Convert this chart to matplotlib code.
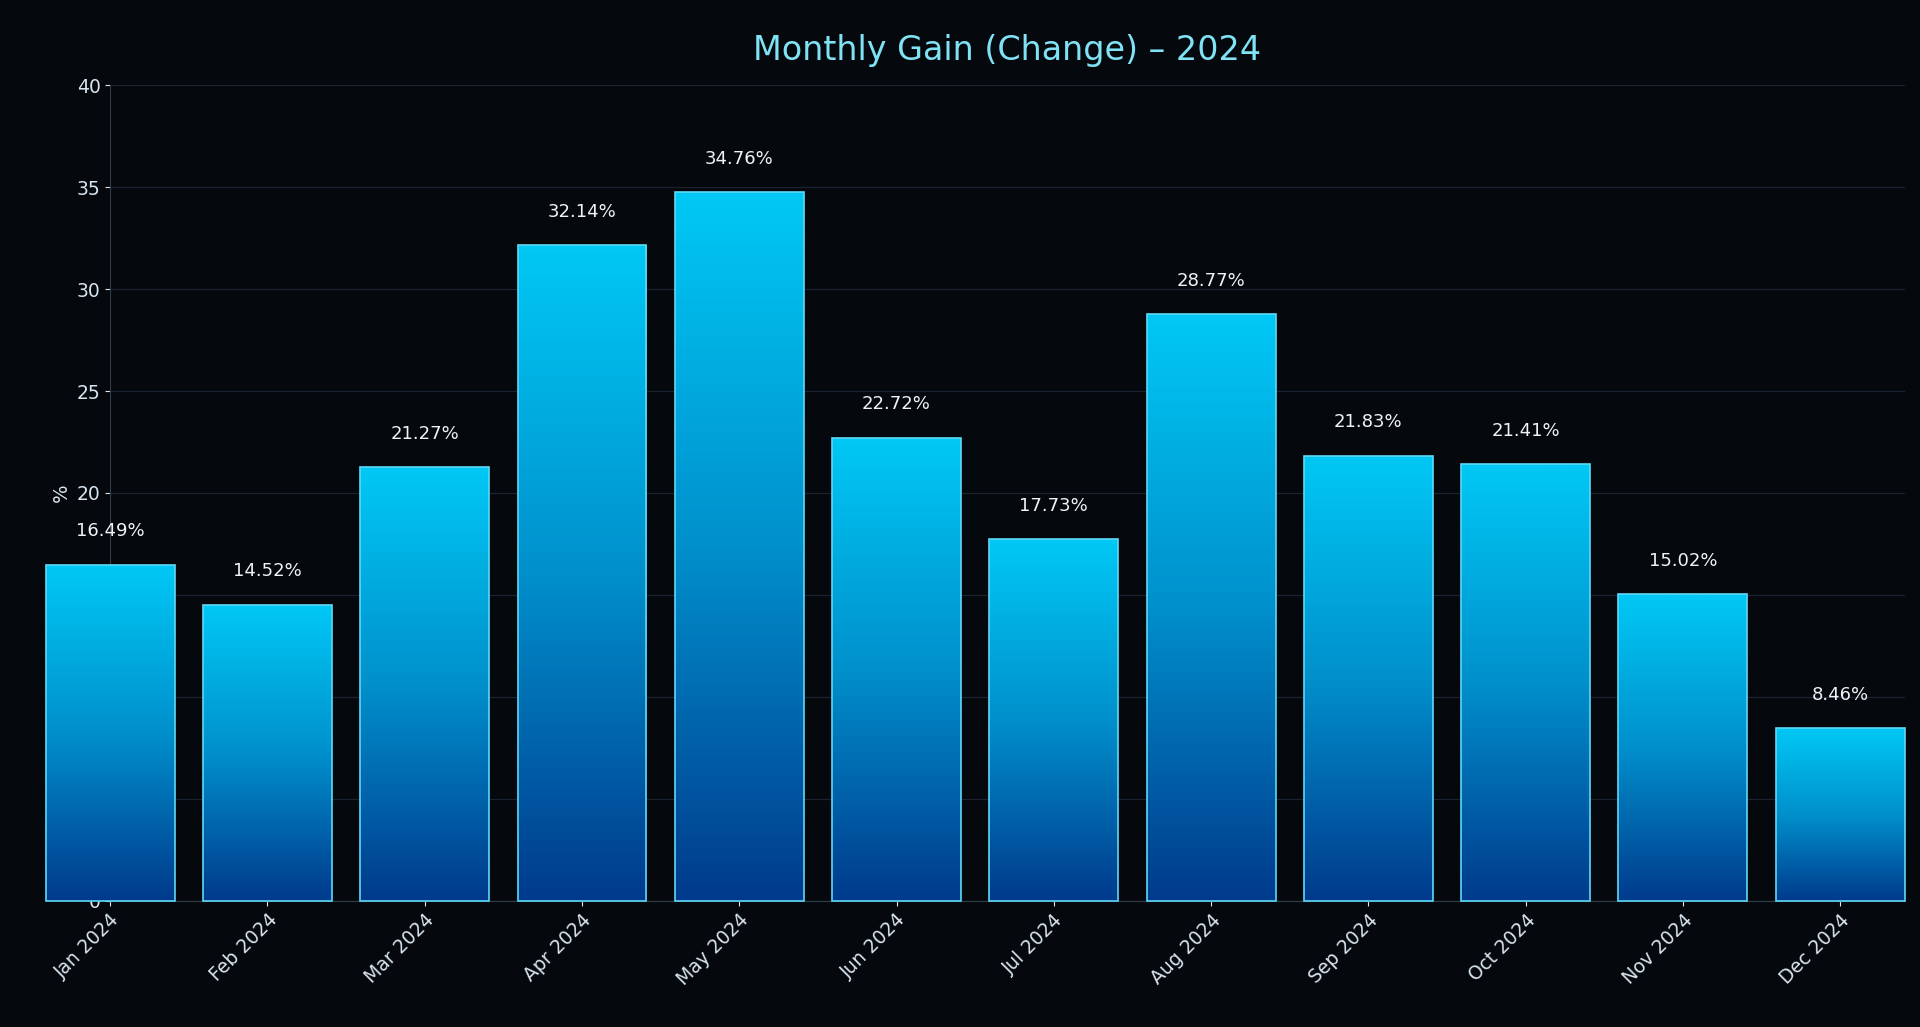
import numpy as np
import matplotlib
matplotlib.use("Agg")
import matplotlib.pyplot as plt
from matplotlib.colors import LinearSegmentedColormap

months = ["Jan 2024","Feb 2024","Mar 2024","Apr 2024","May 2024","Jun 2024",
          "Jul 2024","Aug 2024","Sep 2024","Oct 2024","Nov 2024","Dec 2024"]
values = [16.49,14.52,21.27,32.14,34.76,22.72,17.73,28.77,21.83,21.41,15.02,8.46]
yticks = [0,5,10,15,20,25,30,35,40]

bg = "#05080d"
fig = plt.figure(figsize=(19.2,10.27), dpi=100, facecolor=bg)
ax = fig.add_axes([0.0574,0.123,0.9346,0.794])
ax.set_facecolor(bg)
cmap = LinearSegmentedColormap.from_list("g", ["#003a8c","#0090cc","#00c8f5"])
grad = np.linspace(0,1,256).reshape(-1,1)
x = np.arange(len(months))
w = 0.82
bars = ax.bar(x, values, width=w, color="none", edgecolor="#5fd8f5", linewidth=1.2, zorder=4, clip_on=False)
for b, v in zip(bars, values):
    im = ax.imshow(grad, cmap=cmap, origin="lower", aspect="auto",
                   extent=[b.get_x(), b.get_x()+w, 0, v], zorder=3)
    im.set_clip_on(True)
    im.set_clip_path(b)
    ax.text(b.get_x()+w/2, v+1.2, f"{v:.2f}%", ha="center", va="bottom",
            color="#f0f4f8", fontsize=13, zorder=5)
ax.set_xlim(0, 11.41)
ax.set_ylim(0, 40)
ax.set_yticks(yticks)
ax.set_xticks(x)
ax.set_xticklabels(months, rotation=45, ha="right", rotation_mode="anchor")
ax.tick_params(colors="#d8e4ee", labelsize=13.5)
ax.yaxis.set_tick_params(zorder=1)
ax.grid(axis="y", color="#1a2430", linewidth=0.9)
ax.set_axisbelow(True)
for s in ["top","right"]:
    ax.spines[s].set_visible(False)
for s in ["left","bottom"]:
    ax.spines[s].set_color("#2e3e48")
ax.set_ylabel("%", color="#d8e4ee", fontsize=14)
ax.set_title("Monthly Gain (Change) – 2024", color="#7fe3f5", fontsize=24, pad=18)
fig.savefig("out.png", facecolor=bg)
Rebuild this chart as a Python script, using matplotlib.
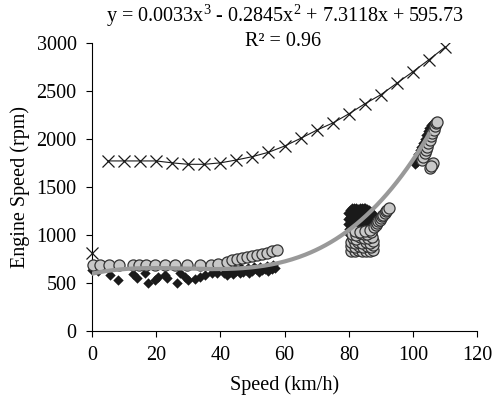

########################################

# [Request]
From the first line above down to the line with "yticks = [0,5,10,15,20,25,30,35,40]", reproduce every line and no others, omitting pictures.

# [Result for this exercise]
Convert this chart to matplotlib code.
import numpy as np
import matplotlib
matplotlib.use("Agg")
import matplotlib.pyplot as plt
from matplotlib.colors import LinearSegmentedColormap

months = ["Jan 2024","Feb 2024","Mar 2024","Apr 2024","May 2024","Jun 2024",
          "Jul 2024","Aug 2024","Sep 2024","Oct 2024","Nov 2024","Dec 2024"]
values = [16.49,14.52,21.27,32.14,34.76,22.72,17.73,28.77,21.83,21.41,15.02,8.46]
yticks = [0,5,10,15,20,25,30,35,40]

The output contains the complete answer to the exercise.